Brasil tem 43 mil vítimas em potencial
Se nada for feito para conter a violência que avança entre os jovens, ao fim dos próximos três anos a tendência é de que 43 mil adolescentes sejam assassinados no nos municípios brasileiros com mais de 100 mil habitantes, alerta o Unicef. Em 2005, o primeiro ano da pesquisa que estabelece o Índice de Homicídios na Adolescência (IHA), a taxa nacional foi de 2,75. Foi observada pequena queda nos anos de 2006 e 2007. A partir de 2012, a alta foi constante. “Essa tendência é preocupante, uma vez que a violência letal contra adolescentes tem aumentado”, diz o trabalho do braço da ONU para a infância, que, embora tenha os últimos dados disponíveis relativos a 2014, somente foi concluído no fim do ano passado.
A representante do Unicef no Brasil, Florence Bauer, afirmou, na ocasião do lançamento do estudo, que “a falta de oportunidades tem determinado cruelmente a vida de muitos adolescentes”. E que, enquanto o Brasil nas últimas décadas conseguiu reduzir a mortalidade infantil significativamente, o número de homicídios entre adolescentes cresceu de maneira alarmante.
As mortes de crianças de até 1 ano recuaram de 95.938, em 1990, para 37.501, em 2015. No mesmo período, a quantidade de brasileiros de 10 a 19 anos assassinados aumentou de 4.754 para 10.290, segundo o Datasus. “É primordial que o país valorize melhor a segunda década de vida e dê à adolescência a importância que ela merece”, ressaltou.

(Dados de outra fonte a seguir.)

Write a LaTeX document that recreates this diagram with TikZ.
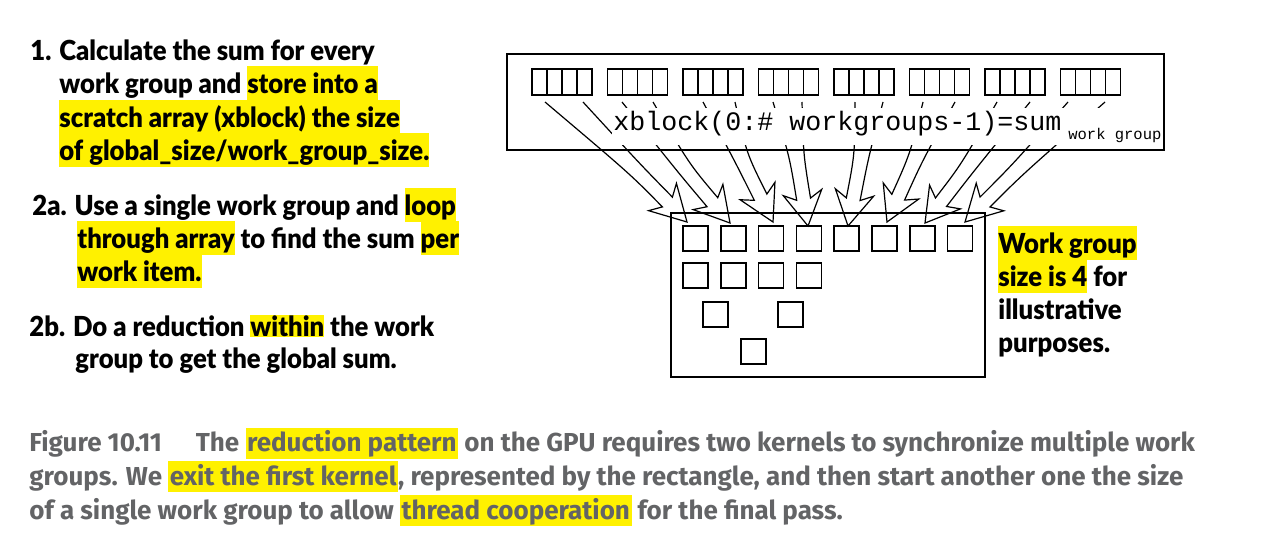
\documentclass[tikz,border=0pt]{standalone}
\usepackage{fontspec}
\setmainfont{Lato}[FakeStretch=0.93,BoldFont={Lato Black}]
\newfontfamily\codefont{Liberation Mono}
\newfontfamily\capfont{Fira Sans}
\usetikzlibrary{calc,positioning}

\definecolor{hlyellow}{RGB}{255,241,0}
\definecolor{capgray}{RGB}{99,100,102}

% yellow marker behind a phrase
\newcommand{\hl}[1]{{\setlength{\fboxsep}{0pt}\colorbox{hlyellow}{\rule[-3.5pt]{0pt}{17pt}#1}}}
\newcommand{\hlshort}[1]{{\setlength{\fboxsep}{0pt}\colorbox{hlyellow}{\rule[-0.5pt]{0pt}{11pt}#1}}}
\newcommand{\hlcap}[1]{{\setlength{\fboxsep}{0.8pt}\colorbox{hlyellow}{\rule[-2.5pt]{0pt}{13.5pt}#1}}}

% hollow arrow: start left, start right, head base, tip
\newcommand{\wgarrow}[4]{%
  \coordinate (sl) at #1; \coordinate (sr) at #2;
  \coordinate (hb) at #3; \coordinate (tp) at #4;
  \coordinate (hn) at ($(hb)!0.2!(tp)$);
  \coordinate (nl) at ($(hn)!3.5pt!-90:(tp)$);
  \coordinate (nr) at ($(hn)!3.5pt!90:(tp)$);
  \coordinate (bl) at ($(hb)!9.75pt!-90:(tp)$);
  \coordinate (br) at ($(hb)!9.75pt!90:(tp)$);
  \draw[fatarrow] (sl) .. controls ($(nl)+1.3*(hb)-1.3*(tp)$) .. (nl) -- (bl) -- (tp)
    -- (br) -- (nr) .. controls ($(nr)+1.3*(hb)-1.3*(tp)$) .. (sr);}

\tikzset{
  wgroup/.style={draw, line width=0.7pt, minimum width=30pt, minimum height=13pt, inner sep=0pt,
    path picture={\foreach \f in {0.25,0.5,0.75}
      \draw[line width=0.6pt] ($(path picture bounding box.south west)!\f!(path picture bounding box.south east)$)
        -- ($(path picture bounding box.north west)!\f!(path picture bounding box.north east)$);}},
  wgitem/.style={draw, line width=0.75pt, minimum size=12.5pt, inner sep=0pt},
  frame/.style={draw, line width=0.75pt},
  fatarrow/.style={line width=0.6pt, line join=miter},
  notetext/.style={anchor=base west, inner sep=0pt, font=\bfseries\fontsize{13.8pt}{16pt}\selectfont},
  captext/.style={anchor=base west, inner sep=0pt, text=capgray,
    font=\capfont\bfseries\fontsize{13pt}{15pt}\selectfont},
}

\begin{document}
\begin{tikzpicture}[x=0.5pt,y=-0.5pt]
\useasboundingbox (0,0) rectangle (1277,546);

% steps on the left
\node[notetext] (s1a) at (30,60) {1. Calculate the sum for every};
\node[notetext] (s1b) at (59,93) {work group and \hl{store into a}};
\node[notetext] (s1c) at (59,127) {\hl{scratch array (xblock) the size}};
\node[notetext] (s1d) at (59,160) {\hl{of global\_size/work\_group\_size.}};
\node[notetext] (s2a) at (32,215) {2a. Use a single work group and \hl{loop}};
\node[notetext] (s2b) at (77,248) {\hl{through array} to find the sum \hl{per}};
\node[notetext] (s2c) at (77,281) {\hl{work item.}};
\node[notetext] (s3a) at (29,336) {2b. Do a reduction \hlshort{within} the work};
\node[notetext] (s3b) at (75,368) {group to get the global sum.};

% first kernel: scratch array
\draw[frame] (507,54) rectangle (1164,150);
\node[wgroup] (g1) at (562,82) {};
\node[wgroup] (g2) at (637.5,82) {};
\node[wgroup] (g3) at (713,82) {};
\node[wgroup] (g4) at (788.5,82) {};
\node[wgroup] (g5) at (864,82) {};
\node[wgroup] (g6) at (939.5,82) {};
\node[wgroup] (g7) at (1015,82) {};
\node[wgroup] (g8) at (1090.5,82) {};

% second kernel: single work group
\draw[frame] (671,213) rectangle (985,377);
\node[wgitem] (q1) at (695.5,238.5) {};
\node[wgitem] (q2) at (733.3,238.5) {};
\node[wgitem] (q3) at (771.1,238.5) {};
\node[wgitem] (q4) at (808.9,238.5) {};
\node[wgitem] (q5) at (846.7,238.5) {};
\node[wgitem, line width=1.1pt] (q6) at (884.5,238.5) {};
\node[wgitem] (q7) at (922.3,238.5) {};
\node[wgitem] (q8) at (960.1,238.5) {};
\node[wgitem] (r1) at (695.5,275.5) {};
\node[wgitem] (r2) at (733.3,275.5) {};
\node[wgitem] (r3) at (771.1,275.5) {};
\node[wgitem] (r4) at (808.9,275.5) {};
\node[wgitem] (u1) at (715.5,314.5) {};
\node[wgitem] (u2) at (790.5,314.5) {};
\node[wgitem] (v1) at (753.5,351.5) {};

% group sums into the array
\wgarrow{(545,102)}{(583,102)}{(662.5,197)}{(687,222)}
\wgarrow{(622,102)}{(653,102)}{(708,197)}{(730,223)}
\wgarrow{(703,102)}{(735,102)}{(757.5,191)}{(773,222)}
\wgarrow{(773,102)}{(802,102)}{(802.5,192.5)}{(808,226)}
\wgarrow{(855,102)}{(883,102)}{(854.5,192.5)}{(848,226)}
\wgarrow{(923,102)}{(955,102)}{(901,191)}{(887,222)}
\wgarrow{(997,102)}{(1030,102)}{(945,197)}{(925,223)}
\wgarrow{(1068,102)}{(1105,102)}{(990,197)}{(965,222)}

\node[anchor=base west, fill=white, inner xsep=0.5pt, inner ysep=1.5pt] (code) at (612,130)
  {\codefont\fontsize{13.33pt}{15pt}\selectfont xblock(0:\#~workgroups-1)=sum\hspace{3.5pt}\raisebox{-4.5pt}{\fontsize{7.75pt}{9pt}\selectfont work group}};

% note on the right
\node[notetext] (n1) at (998,253) {\hl{Work group}};
\node[notetext] (n2) at (998,286) {\hl{size is 4} for};
\node[notetext] (n3) at (998,319) {illustrative};
\node[notetext] (n4) at (998,352) {purposes.};

% caption
\node[captext] (c1) at (29,451.5) {Figure 10.11\hspace{17pt}The \hlcap{reduction pattern} on the GPU requires two kernels to synchronize multiple work};
\node[captext] (c2) at (29,485) {groups. We \hlcap{exit the first kernel}, represented by the rectangle, and then start another one the size};
\node[captext] (c3) at (29,519) {of a single work group to allow \hlcap{thread cooperation} for the final pass.};
\end{tikzpicture}
\end{document}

O risco relativo por faixa etária revelou uma tendência consistente de aumento das taxas de homicídio de adolescentes em comparação com quase todas as outras faixas. “Em outras palavras, a violência contra os adolescentes está se agravando em termos absolutos e também em termos relativos, quando comparada com os outros grupos de idade”, constata o Unicef. Desde 2012, o número dos brasileiros entre 12 e 18 anos morrendo por agressão é proporcionalmente mais alto do que do resto da população brasileira (31,6 para cada 100 mil adolescentes em 2014, contra 29,7 para cada 100 mil pessoas na população em geral).